What are GitHub's top priorities for reliability?

GitHub has established a clear hierarchy: availability first, then capacity, then new features. This means eliminating unnecessary work, improving caching mechanisms, isolating critical services, removing single points of failure, and migrating performance-sensitive code to systems built for modern workloads. The focus is on reducing hidden coupling between services, limiting blast radius during failures, and ensuring the platform degrades gracefully when one subsystem is under pressure. These principles guide every architectural decision, from database optimization to service decomposition.

What immediate steps did GitHub take to address bottlenecks?

In the short term, GitHub resolved several bottlenecks that appeared faster than anticipated. Key actions included moving webhooks to a different backend to relieve MySQL pressure, redesigning the user session cache, and redoing authentication and authorization flows to substantially reduce database load. Additionally, GitHub leveraged its migration to Azure to provision significantly more compute capacity. These fixes were critical for stabilizing the platform while longer-term solutions were developed.

How is GitHub isolating critical services to reduce failures?

GitHub is systematically isolating critical services like Git and GitHub Actions from other workloads. This work began with a careful analysis of dependencies and traffic tiers to understand what needs to be separated and how to minimize the impact of attacks on legitimate traffic. Each risk is addressed in order of severity. The goal is to minimize blast radius—ensuring that a problem in one subsystem doesn't bring down unrelated services. This approach reduces the likelihood of widespread outages.

What architectural changes is GitHub making for long-term reliability?

Beyond immediate fixes, GitHub is migrating performance- and scale-sensitive code from its Ruby monolith to Go, a language better suited for high-concurrency workloads. The company is also accelerating the move from its smaller custom data centers to public cloud infrastructure, with an eye toward a multi-cloud strategy. These changes reduce dependence on any single provider and improve resilience. By decoupling services and adopting cloud-native patterns, GitHub aims to handle future growth more gracefully.

Why did GitHub upgrade its capacity target from 10X to 30X?

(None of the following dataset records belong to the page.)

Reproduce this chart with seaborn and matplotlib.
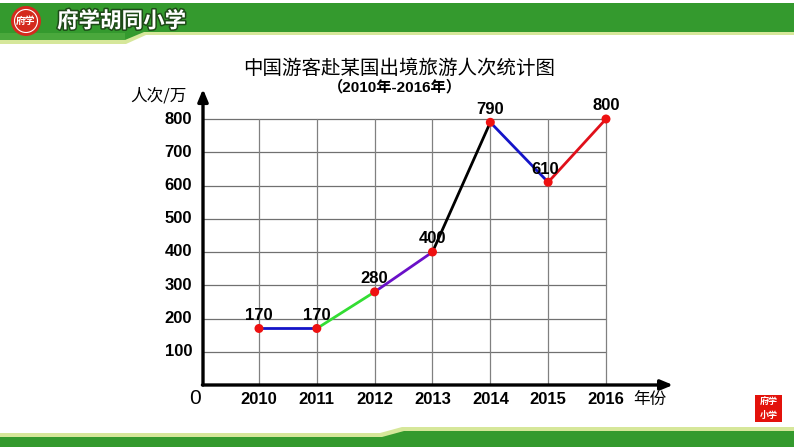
import matplotlib
matplotlib.use("Agg")
import matplotlib.pyplot as plt
import matplotlib.patheffects as pe
from matplotlib.patches import Polygon, Circle, Rectangle
import seaborn as sns
import pandas as pd

sns.set_theme(style="white")
plt.rcParams['font.family'] = ['Liberation Sans', 'Noto Sans CJK SC', 'DejaVu Sans']
plt.rcParams['text.color'] = 'black'

years = [2010, 2011, 2012, 2013, 2014, 2015, 2016]
visitors = [170, 170, 280, 400, 790, 610, 800]
seg_colors = ['#1414c8', '#33dd33', '#6a10c8', '#000000', '#1414c8', '#e0101a']
y_ticks = [100, 200, 300, 400, 500, 600, 700, 800]
title = "中国游客赴某国出境旅游人次统计图"
subtitle = "（2010年-2016年）"
y_unit = "人次/万"
x_unit = "年份"

W, H = 794, 447
fig = plt.figure(figsize=(W / 100, H / 100), dpi=100)

# background decoration axes in pixel coordinates
bg = fig.add_axes([0, 0, 1, 1], zorder=0)
bg.set_xlim(0, W)
bg.set_ylim(H, 0)
bg.axis('off')
green = '#349a2e'
light = '#d6e79a'
# header
bg.add_patch(Polygon([(0, 44), (126, 44), (146, 35), (W, 35), (W, 31), (0, 31)], closed=True, color=light, lw=0))
bg.add_patch(Polygon([(0, 3), (W, 3), (W, 32), (144, 32), (125, 40), (0, 40)], closed=True, color=green, lw=0))
bg.add_patch(Polygon([(0, 33), (125, 33), (125, 40), (0, 40)], closed=True, color='#4aa83c', lw=0))
# header logo
bg.add_patch(Circle((26, 21), 15, color='#d42a1e', lw=0))
bg.add_patch(Circle((26, 21), 11.5, fill=False, ec='white', lw=0.8))
bg.text(26, 21, "府学", color='white', fontsize=7, ha='center', va='center', family=['Noto Sans CJK SC'], fontweight='bold')
bg.text(57, 21, "府学胡同小学", color='white', fontsize=15.5, ha='left', va='center',
        family=['Noto Sans CJK SC'], fontweight='bold', fontstyle='italic',
        path_effects=[pe.withStroke(linewidth=2.2, foreground='#1e4a18')])
# footer
bg.add_patch(Polygon([(0, 433), (380, 433), (402, 427), (W, 427), (W, 447), (0, 447)], closed=True, color=light, lw=0))
bg.add_patch(Polygon([(0, 437), (382, 437), (404, 431), (W, 431), (W, 447), (0, 447)], closed=True, color=green, lw=0))
# footer badge
bg.add_patch(Rectangle((755, 395), 27, 27, color='#e3120b', lw=0))
bg.text(768.5, 402, "府学", color='white', fontsize=6.5, ha='center', va='center', family=['Noto Sans CJK SC'], fontweight='bold')
bg.text(768.5, 415, "小学", color='white', fontsize=6.5, ha='center', va='center', family=['Noto Sans CJK SC'], fontweight='bold')

# main chart axes
px_per_year = 57.83
px_per_unit = 0.3325
x0 = 2010 - 56 / px_per_year
left_px, right_px, bottom_px, top_px = 203, 690, 385, 80
ax = fig.add_axes([left_px / W, (H - bottom_px) / H, (right_px - left_px) / W, (bottom_px - top_px) / H], zorder=1)
ax.patch.set_alpha(0)
ax.set_xlim(x0, x0 + (right_px - left_px) / px_per_year)
ax.set_ylim(0, (bottom_px - top_px) / px_per_unit)
for s in ax.spines.values():
    s.set_visible(False)
ax.set_xticks([])
ax.set_yticks([])

# grid
for yv in y_ticks:
    ax.plot([x0, years[-1]], [yv, yv], color='#707070', lw=0.9, zorder=1)
for xv in years:
    ax.plot([xv, xv], [0, 800], color='#808080', lw=0.9, zorder=1)

# axes arrows
ax.annotate('', xy=(x0, 890), xytext=(x0, 0),
            arrowprops=dict(arrowstyle='-|>,head_length=0.6,head_width=0.25', lw=2.4, color='black', shrinkA=0, shrinkB=0),
            annotation_clip=False, zorder=3)
ax.annotate('', xy=(2016 + 67 / px_per_year, 0), xytext=(x0 - 0.01, 0),
            arrowprops=dict(arrowstyle='-|>,head_length=0.6,head_width=0.25', lw=2.4, color='black', shrinkA=0, shrinkB=0),
            annotation_clip=False, zorder=3)

# line segments
for i, c in enumerate(seg_colors):
    seg = pd.DataFrame({'year': years[i:i + 2], 'v': visitors[i:i + 2]})
    sns.lineplot(data=seg, x='year', y='v', color=c, lw=2.0, ax=ax, zorder=4)
df = pd.DataFrame({'year': years, 'v': visitors})
sns.scatterplot(data=df, x='year', y='v', color='#ee1111', s=42, edgecolor='none', ax=ax, zorder=5)
ax.set_xlabel('')
ax.set_ylabel('')

# data labels
offsets = {2015: (-2, 4)}
for xv, yv in zip(years, visitors):
    dx, dy = offsets.get(xv, (0, 4))
    ax.annotate(str(yv), (xv, yv), xytext=(dx, dy), textcoords='offset points',
                ha='center', va='bottom', fontsize=12, fontweight='bold', zorder=6)

# tick labels
for yv in y_ticks:
    ax.text(x0 - 11 / px_per_year, yv, str(yv), ha='right', va='center', fontsize=12, fontweight='bold')
for xv in years:
    ax.text(xv, -45, str(xv), ha='center', va='center', fontsize=12, fontweight='bold')
ax.text(x0 - 8 / px_per_year, -42, "0", ha='center', va='center', fontsize=15)
ax.text(2016 + 44 / px_per_year, -45, x_unit, ha='center', va='center', fontsize=12, family=['Noto Sans CJK SC'])
ax.text(x0 - 45 / px_per_year, 870, y_unit, ha='center', va='center', fontsize=12, family=['Noto Sans CJK SC'])

# titles
fig.text(399 / W, 1 - 68 / H, title, ha='center', va='center', fontsize=14, family=['Noto Sans CJK SC'])
fig.text(395 / W, 1 - 87 / H, subtitle, ha='center', va='center', fontsize=11, fontweight='bold',
         family=['Liberation Sans', 'Noto Sans CJK SC'])

fig.savefig('out.png', dpi=100)
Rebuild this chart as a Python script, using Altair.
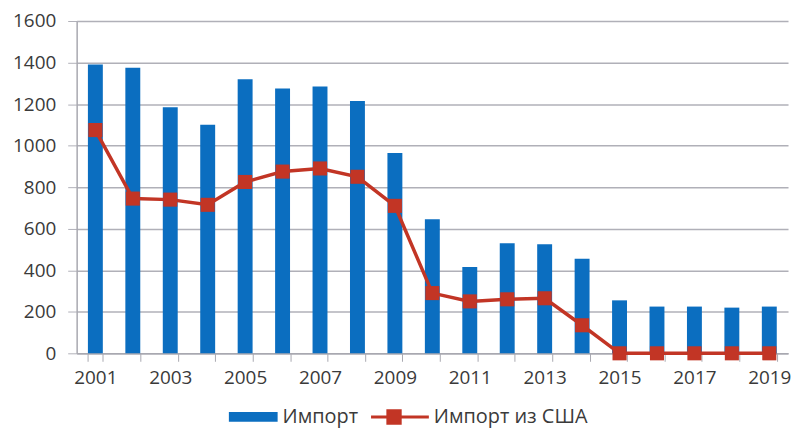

The upgrade from a 10x to a 30x capacity target was driven by data showing that agentic development workflows were accelerating faster than anticipated. By nearly every measure—repository creation, pull request activity, API usage, automation, and large-repository workloads—the growth rate exceeded projections. This exponential increase required a more aggressive scaling plan to ensure reliability. GitHub recognized that designing for a future requiring 30 times today's scale would better prepare the platform for the ongoing transformation in software development.